Ударом кинозал снесло, рулевую рубку, ну и верхнюю палубу. Никто, наверное, и понять ничего не успел, там в две секунды всех порвало и размазало. Сто семьдесят пассажиров и шесть из экипажа. А мне почему-то все время представляется, что это днем случилось и мои на верхней палубе сидели, так что успели…
Валентина как будто вздохнула вместо Сабитова, так что и ему пришлось вспомнить, как это делается.
— Ты, возможно, даже не слышала, — сказал он. — В новостях про «Суворова» не говорили, в газетах почти не писали. Потому что такого у нас происходить не должно.
Он пожал плечами.
— Такого правда происходить не должно. Но произошло же. Ровно четыре года назад, пятого июня восемьдесят третьего. Я поэтому дурной такой каждый июнь — ну и теперь тоже. Ты прости. Привык уклоняться и уходить, вот и от тебя… Просто не понял, что происходит. У нас. И вокруг. У нас — ну, пусть будет что будет, лишь бы ты была. А вокруг…
Он слегка повел рукой перед собой, охватывая жестом только кровать, но на самом деле весь госпиталь, поселок, лес и прочее безумие.
— Вокруг опять происходит то, чего не должно. Бесконечное пятое июня.
Если и ты умрешь в этот день, я не вынесу. Я не… позволю.
Он протянул руку в перчатке, намереваясь то ли погладить Валентину по щеке, покрытой испариной, то ли убрать прилипшую прядь. Щека и шея напряглись и, кажется, чуть натянулись, точно Валентина даже в забытьи пыталась отстраниться и запретить ее касаться. Сабитов покорно убрал руку, встал и некоторое время жадно вглядывался в лицо Валентины, потом быстро вышел из палаты, едва не оборвав брезентовую преграду.
— Пока госпитализированы двадцать четыре человека. Один выздоравливает, состояние остальных стабильно тяжелое. Источником болезни выступает агрессивный вирус неясного происхождения. Разносчиком, по некоторым данным, выступали лисы, но клиническая картина резко отличается от традиционного бешенства. Инфицирование, скорее всего, случается при прямом контакте слизистой оболочки или поврежденной кожи с биологическими жидкостями носителя.
Коновалов замолк, глядя на Сабитова с выражением: «Хватит с тебя или еще чего-то надо?» Впрочем, это было куда лучше, чем категорический отказ от любого общения, с которого началась — вернее, долго не начиналась беседа, когда капитан вломился в кабинет начальника госпиталя. Выманить из него первый ответ по существу оказалось мучительно сложно, затем реплики потекли из Коновалова, как клей из передавленного тюбика. Передавили, значит, так, что сил терпеть не осталось. Но начальник был, судя по всему, служивым опытным и аккуратным, тем более с малознакомыми офицерами, да еще и младшими по званию, пусть и подтвердившими свои полномочия солидными документами, — потому формулировки выбирал вдумчиво.

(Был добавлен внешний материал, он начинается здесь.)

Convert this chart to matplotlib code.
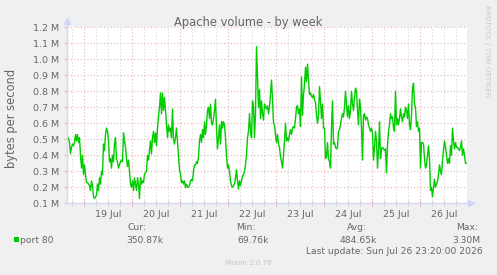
import numpy as np
import pandas as pd
import matplotlib
matplotlib.use('Agg')
import matplotlib.pyplot as plt
import matplotlib.dates as mdates
from matplotlib.patches import Rectangle
from matplotlib.ticker import FuncFormatter, NullFormatter

# port 80 volume, M bytes/s, one reading per 30 min, oldest first
seg1 = [0.68, 0.59, 0.50, 0.51, 0.48, 0.41, 0.45, 0.47, 0.46, 0.48,
        0.53, 0.49, 0.53, 0.48, 0.51, 0.40, 0.32, 0.40, 0.28, 0.34,
        0.28, 0.23, 0.23, 0.22, 0.21, 0.18, 0.24, 0.21, 0.14, 0.13,
        0.14, 0.15, 0.22, 0.18, 0.26, 0.22, 0.30, 0.28, 0.47, 0.43,
        0.53, 0.57, 0.55, 0.49, 0.36, 0.38, 0.32, 0.40, 0.36, 0.47,
        0.51, 0.38, 0.36, 0.32, 0.34, 0.36, 0.37, 0.36]
seg2 = [0.54, 0.49, 0.45, 0.38, 0.33, 0.37, 0.30, 0.22, 0.20, 0.24,
        0.18, 0.26, 0.22, 0.18, 0.26, 0.22, 0.13, 0.26, 0.22, 0.24,
        0.23, 0.28, 0.29, 0.30, 0.40, 0.37, 0.43, 0.49, 0.41, 0.51,
        0.55, 0.48, 0.54, 0.46, 0.57, 0.64, 0.70, 0.79, 0.66, 0.79,
        0.68, 0.76, 0.68, 0.59, 0.51, 0.59, 0.55, 0.57, 0.51, 0.69,
        0.50, 0.47, 0.51, 0.57, 0.48, 0.39, 0.31, 0.28, 0.23]
seg3 = [0.24, 0.22, 0.24, 0.20, 0.22, 0.20, 0.20, 0.21, 0.24, 0.25,
        0.24, 0.30, 0.34, 0.34, 0.36, 0.35, 0.39, 0.49, 0.53, 0.48,
        0.56, 0.51, 0.61, 0.53, 0.59, 0.68, 0.70, 0.63, 0.72, 0.60,
        0.59, 0.63, 0.68, 0.75, 0.57, 0.44, 0.51, 0.59, 0.47, 0.61,
        0.57, 0.61, 0.59, 0.51, 0.40, 0.32, 0.34, 0.30, 0.24, 0.21,
        0.20, 0.21, 0.22, 0.26, 0.31, 0.24, 0.19, 0.24]
seg4 = [0.21, 0.24, 0.27, 0.28, 0.30, 0.34, 0.40, 0.51, 0.55, 0.66,
        0.55, 0.51, 0.74, 0.71, 0.51, 0.66, 1.08, 0.88, 0.70, 0.81,
        0.63, 0.74, 0.66, 0.62, 0.72, 0.70, 0.69, 0.71, 0.66, 0.70,
        0.79, 0.87, 0.75, 0.60, 0.59, 0.53, 0.48, 0.53, 0.47, 0.45,
        0.39, 0.36, 0.32, 0.40, 0.49, 0.60, 0.49, 0.51, 0.49, 0.53,
        0.56, 0.53, 0.57, 0.58, 0.57, 0.63, 0.70, 0.71]
seg5 = [0.66, 0.69, 0.58, 0.89, 0.65, 0.78, 0.84, 0.95, 0.86, 0.97,
        0.88, 0.78, 0.79, 0.77, 0.76, 0.78, 0.75, 0.73, 0.65, 0.60,
        0.65, 0.83, 0.74, 0.63, 0.72, 0.57, 0.57, 0.38, 0.39, 0.48,
        0.38, 0.36, 0.32, 0.57, 0.74, 0.47, 0.48, 0.45, 0.44, 0.45,
        0.55, 0.56, 0.59, 0.63, 0.66, 0.64, 0.70, 0.80, 0.72, 0.64,
        0.71, 0.63, 0.68, 0.80, 0.72, 0.68, 0.76, 0.82]
seg6 = [0.80, 0.68, 0.59, 0.75, 0.70, 0.57, 0.37, 0.65, 0.66, 0.62,
        0.64, 0.63, 0.59, 0.57, 0.55, 0.57, 0.54, 0.37, 0.45, 0.55,
        0.49, 0.32, 0.43, 0.61, 0.38, 0.44, 0.45, 0.44, 0.43, 0.44,
        0.29, 0.46, 0.55, 0.59, 0.66, 0.63, 0.64, 0.57, 0.55, 0.80,
        0.59, 0.63, 0.59, 0.63, 0.69, 0.64, 0.61, 0.66, 0.64, 0.70,
        0.68, 0.63, 0.72, 0.59, 0.56, 0.65, 0.82, 0.85]
seg7 = [0.72, 0.70, 0.58, 0.61, 0.55, 0.57, 0.32, 0.48, 0.48, 0.47,
        0.38, 0.32, 0.34, 0.40, 0.46, 0.38, 0.18, 0.20, 0.14, 0.20,
        0.25, 0.20, 0.22, 0.24, 0.28, 0.34, 0.30, 0.28, 0.37, 0.43,
        0.49, 0.45, 0.40, 0.35, 0.38, 0.35, 0.46, 0.40, 0.57, 0.49,
        0.44, 0.48, 0.45, 0.45, 0.44, 0.43, 0.45, 0.49, 0.40, 0.44,
        0.40, 0.35, 0.35]

y_ticks = [0.1, 0.2, 0.3, 0.4, 0.5, 0.6, 0.7, 0.8, 0.9, 1.0, 1.1, 1.2]
day_labels = ['19 Jul', '20 Jul', '21 Jul', '22 Jul', '23 Jul', '24 Jul', '25 Jul', '26 Jul']
stat_names = ['Cur:', 'Min:', 'Avg:', 'Max:']
stat_values = ['350.87k', '69.76k', '484.65k', '3.30M']
last_update = pd.Timestamp('2026-07-26 23:20:00')

volume = np.array(seg1 + seg2 + seg3 + seg4 + seg5 + seg6 + seg7) * 1e6
times = pd.date_range(end=last_update, periods=len(volume), freq='30min')
day_noons = pd.date_range('2026-07-19 12:00', periods=len(day_labels), freq='D')

W, H = 497, 275
BG = '#F0F0F0'
FONT = '#666666'
AXIS = '#CFD6F8'
MGRID = '#E8B2B2'
GRID = '#D6D6D6'
GREEN = '#00CC00'

fig = plt.figure(figsize=(W / 100, H / 100), dpi=100, facecolor=BG)
left, right, top, bottom = 66.5, 466.5, 27.3, 203.3
ax = fig.add_axes([left / W, 1 - bottom / H, (right - left) / W, (bottom - top) / H])
ax.set_facecolor('white')

ax.plot(times, volume, color=GREEN, linewidth=1.0)

ax.set_xlim(last_update - pd.Timedelta(hours=200), last_update)
ax.set_ylim(0.1e6, 1.2e6)

ax.xaxis.set_major_locator(mdates.DayLocator())
ax.xaxis.set_minor_locator(mdates.HourLocator(byhour=[0, 6, 12, 18]))
ax.xaxis.set_major_formatter(NullFormatter())
ax.set_yticks([v * 1e6 for v in y_ticks])
ax.yaxis.set_major_formatter(FuncFormatter(lambda v, p: f'{v / 1e6:.1f} M'))

dots = (0, (1, 2))
ax.xaxis.grid(True, which='major', color=MGRID, linestyle=dots, linewidth=0.8)
ax.xaxis.grid(True, which='minor', color=GRID, linestyle=dots, linewidth=0.8)
ax.yaxis.grid(True, which='major', color=MGRID, linestyle=dots, linewidth=0.8)
ax.set_axisbelow(True)

ax.tick_params(axis='x', which='major', direction='inout', length=4, color=MGRID, width=0.8)
ax.tick_params(axis='x', which='minor', direction='inout', length=4, color=GRID, width=0.8)
ax.tick_params(axis='y', direction='out', length=2.5, color=MGRID, width=0.8,
               pad=3, labelsize=6.8, labelcolor=FONT)

for s in ax.spines.values():
    s.set_visible(False)

# axis lines with arrows
ax.plot([0, 0], [0, 1.035], transform=ax.transAxes, color=AXIS, lw=0.9, clip_on=False)
ax.plot([-0.004, 1.012], [0, 0], transform=ax.transAxes, color=AXIS, lw=0.9, clip_on=False)
ax.plot([0], [1.035], marker='^', markersize=4, color=AXIS, transform=ax.transAxes, clip_on=False)
ax.plot([1.012], [0], marker='>', markersize=4, color=AXIS, transform=ax.transAxes, clip_on=False)

for d, lab in zip(day_noons, day_labels):
    ax.text(d, -(217.3 - bottom) / (bottom - top), lab, transform=ax.get_xaxis_transform(),
            ha='center', va='baseline', fontsize=6.8, color=FONT)

def fx(px):
    return px / W

def fy(py):
    return 1 - py / H

fig.text(fx(248), fy(26), 'Apache volume - by week', ha='center', va='baseline',
         fontsize=8.3, color=FONT)
fig.text(fx(11.5), fy(118), 'bytes per second', rotation=90, ha='center', va='center',
         fontsize=8.3, color=FONT)
fig.text(fx(487), fy(51), 'RRDTOOL / TOBI OETIKER', rotation=270, ha='center', va='center',
         fontsize=5.1, color='#C8C8C8')

# legend block
name_x = [127.5, 236.5, 346.5, 456]
value_x = [126.5, 237.5, 339.5, 452.5]
for nx, name in zip(name_x, stat_names):
    fig.text(fx(nx), fy(230), name, ha='left', va='baseline', fontsize=6.6, color=FONT)
for vx, val in zip(value_x, stat_values):
    fig.text(fx(vx), fy(242.7), val, ha='left', va='baseline', fontsize=6.6, color=FONT)
fig.patches.append(Rectangle((fx(14), fy(242.3)), 5.3 / W, 5 / H, transform=fig.transFigure,
                             facecolor=GREEN, edgecolor='none'))
fig.text(fx(20), fy(242.7), 'port 80', ha='left', va='baseline', fontsize=6.6, color=FONT)
fig.text(fx(482.5), fy(254.3), 'Last update: ' + last_update.strftime('%a %b %d %H:%M:%S %Y'),
         ha='right', va='baseline', fontsize=6.6, color=FONT)
fig.text(fx(248), fy(265), 'Munin 2.0.76', ha='center', va='baseline', fontsize=5.1, color='#C4C4C4')

fig.savefig('out.png', dpi=100, facecolor=BG)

— Как СПИД? — уточнил Сабитов.
— И как грипп, — ответил Коновалов, помедлив. — Агрессивнее и уж точно скоротечнее. Первые симптомы проявляются через пять — десять часов после заражения, полная потеря дееспособности наступает еще через пять — десять часов.
— А потом?
Коновалов пожал плечами.
— Никакого «потом» еще нет, только «сейчас». Наблюдаем, пытаемся облегчить состояние. Пока не получается.
— А лечить не пробовали? — поинтересовался Сабитов.